The London Stock Exchange is reporting that volumes are lower than this time last year, although the FTSE 100, London’s leading shares index, has risen ever so slightly since the Games kicked off last weekend. It appears, though, that political utterances from the likes of European Central Bank head Mario Draghi may count for more during Olympic fortnight, especially in the bond markets.
“The macro situation is quite negative in Europe and all over the world,” Yannick Naud, portfolio manager at Glendevon King Asset Management, a fixed income boutique based in London, told Markets Media.

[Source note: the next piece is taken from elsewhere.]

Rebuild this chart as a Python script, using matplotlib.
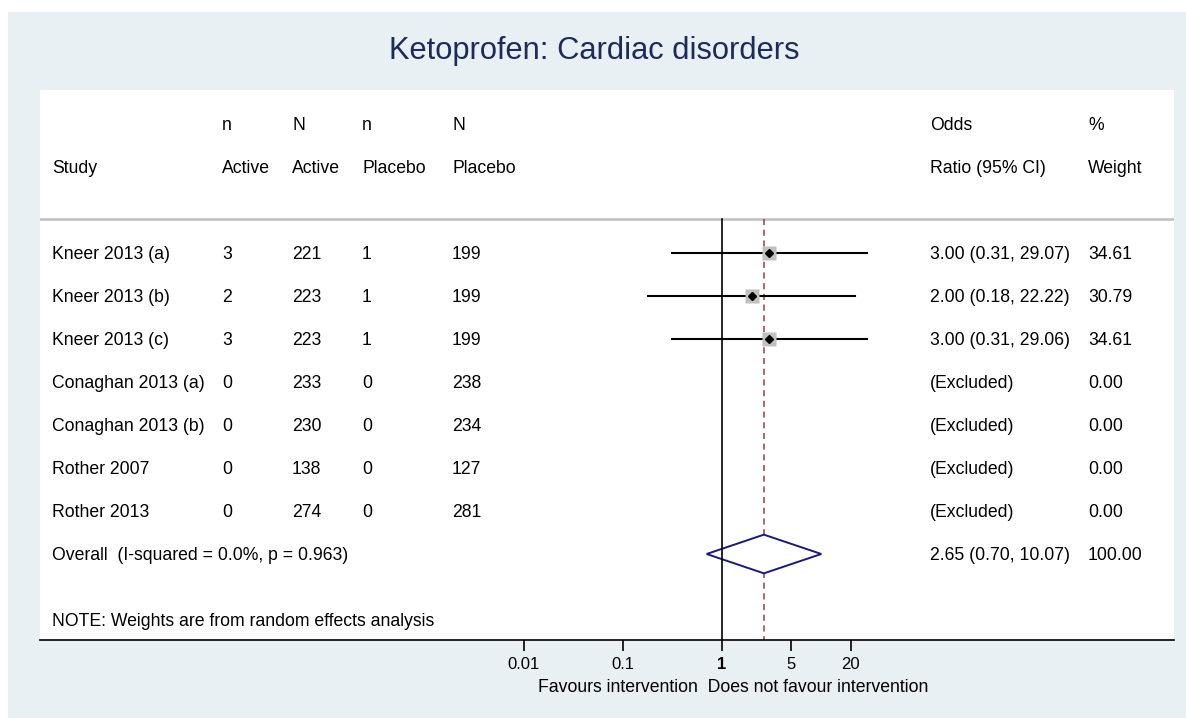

“But I have not witnessed, in our market, a sudden drop of activity linked to the Olympic Games. If anything, the European Football Championships [in June] had a more dramatic impact on volume and liquidity, but we have to keep in mind that Mario Draghi did his best to keep every market participant on their toes with his comment last week to ‘to do whatever it takes’ to save the euro—the currency this time—and later underwhelming the market during yesterday’s press conference.”
Meanwhile, a recent note entitled ‘Is your algo watching the Olympics?’ issued by Charles Charles-Albert Lehalle, global head of quantitative research at equity brokerage CA Cheuvreux, has examined what the London Olympics could mean for trading volumes and how traders can try to eradicate negative performance. Order rhythms of investors, the research found, were affected by the last Olympics in Beijing four years ago.
“It is logical to assume that volumes will be impacted in some way during the 2012 Olympic Games,” said Lehalle. He predicts human orders to decrease and electronic trading through algos to increase—if, that is, your algo is ready for the Olympics. However, Lehalle does point out that markets cannot be predicted—the research attempts to “deduce some stylized facts from typical days during which less trading activity occurred” in 2008—and macroeconomic and stock-specific news could influence events far more than the Games.